Wanting to maintain a strong local identity in our kids’ soccer programs is admirable but quaint and unrealistic. The Stingers does a fine job of coaching and training up until the age of 12, but it desperately needs to merge with a bigger club with greater resources to produce more of the potentially outstanding players who will move on to Evergreen High, Mullen, Colorado Academy or Conifer varsity teams. Sooner rather than later, the Evergreen soccer community needs to face the fact that it does not have the numbers of players nor the coaching and financial resources to compete with the “big-box” soccer clubs like Rush, Real, Arsenal, Storm, Edge, etc., once promising players reach teen years.
Those are make-or-break years in which kids either learn the requisite individual foot skills and tactics — e.g., Coerver training — or they fall behind permanently. Even when they have good Stingers coaches, the talented players up here often fail to reach the level of competition they could if they went down the hill because they are necessarily thrown in with less-talented players.
Believing otherwise is akin to thinking that the local hardware store can compete with Home Depot, or that a “general store” can compete with Walmart. Fifteen years ago, Stingers was able to so, but those days are gone whether we like it or not. That is the main reason why, increasingly, the Stingers Club is in the news not because of tangible soccer achievements but because of disputes over mission, finances, political intrigue, etc.
The latest brouhaha is over longtime general manager Ivan Jackson. I suppose the fact that Jackson sent at least one of his own very gifted children down the hill at an early age to play soccer should tell us something.

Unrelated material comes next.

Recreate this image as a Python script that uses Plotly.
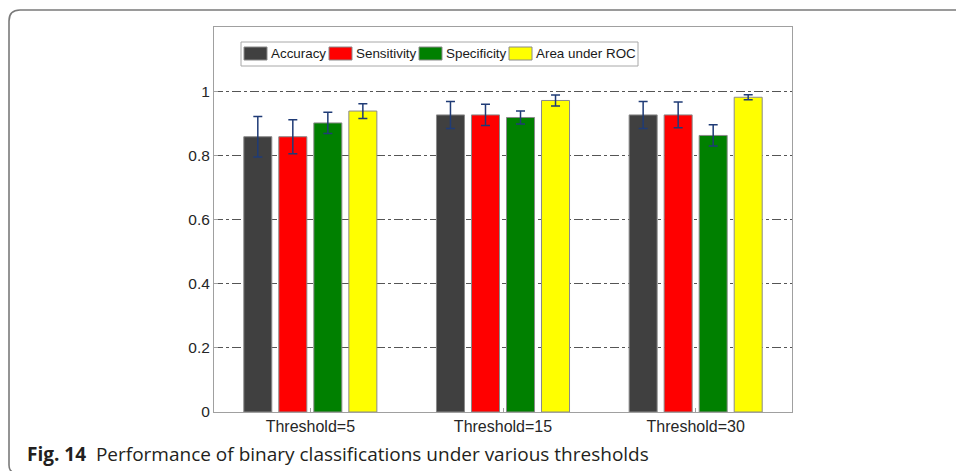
import plotly.graph_objects as go

# Grouped bar chart: classification metrics (mean ± std) per threshold
thresholds = ["Threshold=5", "Threshold=15", "Threshold=30"]
metrics = ["Accuracy", "Sensitivity", "Specificity", "Area under ROC"]

accuracy = [0.858, 0.926, 0.926]
accuracy_err = [0.063, 0.042, 0.042]
sensitivity = [0.858, 0.926, 0.926]
sensitivity_err = [0.053, 0.033, 0.040]
specificity = [0.901, 0.918, 0.862]
specificity_err = [0.033, 0.020, 0.033]
auc = [0.938, 0.971, 0.981]
auc_err = [0.023, 0.017, 0.008]

values = [accuracy, sensitivity, specificity, auc]
errors = [accuracy_err, sensitivity_err, specificity_err, auc_err]
colors = ["#404040", "#ff0000", "#008000", "#ffff00"]

y_ticks = [0, 0.2, 0.4, 0.6, 0.8, 1]
caption_label = "Fig. 14"
caption_text = "Performance of binary classifications under various thresholds"

W, H = 956, 471
ML, MR, MT, MB = 214, 164, 27, 59
PW, PH = W - ML - MR, H - MT - MB


def px_x(px):
    return (px - ML) / PW


def px_y(py):
    return (H - MB - py) / PH


fig = go.Figure()
for name, vals, errs, col in zip(metrics, values, errors, colors):
    fig.add_trace(go.Bar(
        x=thresholds, y=vals, name=name,
        marker=dict(color=col, line=dict(color="#8a8a8a", width=1)),
        error_y=dict(type="data", array=errs, visible=True,
                     color="#1f3b76", thickness=1.5, width=4.5),
        showlegend=False,
    ))

shapes = []
annotations = []

# Outer rounded frame around the figure (right and bottom run off the page)
fx, ftop, fbot, fright = 9, 10, 473, 1000
rt, rb = 11, 8
frame_path = (
    f"M {px_x(fx + rb)},{px_y(fbot)} "
    f"Q {px_x(fx)},{px_y(fbot)} {px_x(fx)},{px_y(fbot - rb)} "
    f"L {px_x(fx)},{px_y(ftop + rt)} "
    f"Q {px_x(fx)},{px_y(ftop)} {px_x(fx + rt)},{px_y(ftop)} "
    f"L {px_x(fright)},{px_y(ftop)}"
)
shapes.append(dict(type="path", path=frame_path, xref="paper", yref="paper",
                   line=dict(color="#7a7a7a", width=1.6), layer="above"))

# Legend box with wide swatches
shapes.append(dict(type="rect", xref="paper", yref="paper",
                   x0=px_x(241), x1=px_x(638), y0=px_y(42), y1=px_y(66),
                   line=dict(color="#a8a8a8", width=1), fillcolor="white"))
swatch_x = [244, 329, 419, 509]
for sx, name, col in zip(swatch_x, metrics, colors):
    shapes.append(dict(type="rect", xref="paper", yref="paper",
                       x0=px_x(sx), x1=px_x(sx + 23), y0=px_y(47), y1=px_y(60),
                       fillcolor=col, line=dict(color="#8a8a8a", width=1)))
    annotations.append(dict(xref="paper", yref="paper", x=px_x(sx + 25),
                            y=px_y(53.5), text=name, showarrow=False,
                            xanchor="left", yanchor="middle",
                            font=dict(family="Liberation Sans, Arial",
                                      size=13.4, color="#1a1a1a")))

annotations.append(dict(
    xref="paper", yref="paper", x=px_x(25), y=px_y(454),
    text=f"<b>{caption_label}</b>&nbsp;&nbsp;{caption_text}",
    showarrow=False, xanchor="left", yanchor="middle",
    font=dict(family="Open Sans", size=19, color="#231f20")))

fig.update_layout(
    width=W, height=H,
    margin=dict(l=ML, r=MR, t=MT, b=MB, pad=0),
    paper_bgcolor="white", plot_bgcolor="white",
    barmode="group", bargap=0.273, bargroupgap=0.2,
    shapes=shapes, annotations=annotations,
    showlegend=False,
)
fig.update_xaxes(
    range=[-0.5, 2.5], showline=True, linecolor="#a0a0a0", linewidth=1,
    mirror=True, ticks="inside", ticklen=4, tickcolor="#a0a0a0",
    showgrid=False, zeroline=False,
    tickfont=dict(family="Liberation Sans, Arial", size=16, color="#262626"),
)
fig.update_yaxes(
    range=[0, 1.2], tickvals=y_ticks, ticktext=[f"{v:g}" for v in y_ticks],
    showline=True, linecolor="#a0a0a0", linewidth=1, mirror=True,
    ticks="inside", ticklen=4, tickcolor="#a0a0a0",
    showgrid=True, gridcolor="#555555", gridwidth=1,
    griddash="9px,3px,3px,3px", zeroline=False,
    tickfont=dict(family="Liberation Sans, Arial", size=15.5, color="#262626"),
)

fig.write_html("out.html")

My own experience with Stingers was that once my daughter reached the age of 13, the club had nothing more to offer. In her last year here, she had a “coach” who was little more than an athletic babysitter or proctor. A number of Anya’s more talented Stingers mates left that year, but Anya gave it one more shot.
It was a year in which she unfortunately learned nothing about soccer. When she decided to leave and join Table Mountain, now Colorado Ice, she was publicly attacked within our team structure for having a “star” complex, and for not being sufficiently community minded. It was even suggested that she should not be “welcomed back” to Evergreen High if she decided to return.
The truth was Anya just wanted to reach her potential … to become as good a player as she could, and she couldn’t do it up here. She had no fear of competing with larger numbers down the hill, and so she left. When she came back to Evergreen High, she was able to contribute as a freshman. She was an all-Jeffco player her first year and has been a co-captain since her sophomore year.
I believe more and more talented players will head down the hill until the Stingers drops its parochial, head-in-the-sand approach to soccer and merges with a larger club so that every Evergreen player can reach his or her own level of play without guilt or recrimination. Let’s see if we can find a way to keep the “small-town” experience so many of us find rewarding, without the small-mindedness that sometimes comes with it.
Rod Kaufmann of Evergreen is a Stingers parent.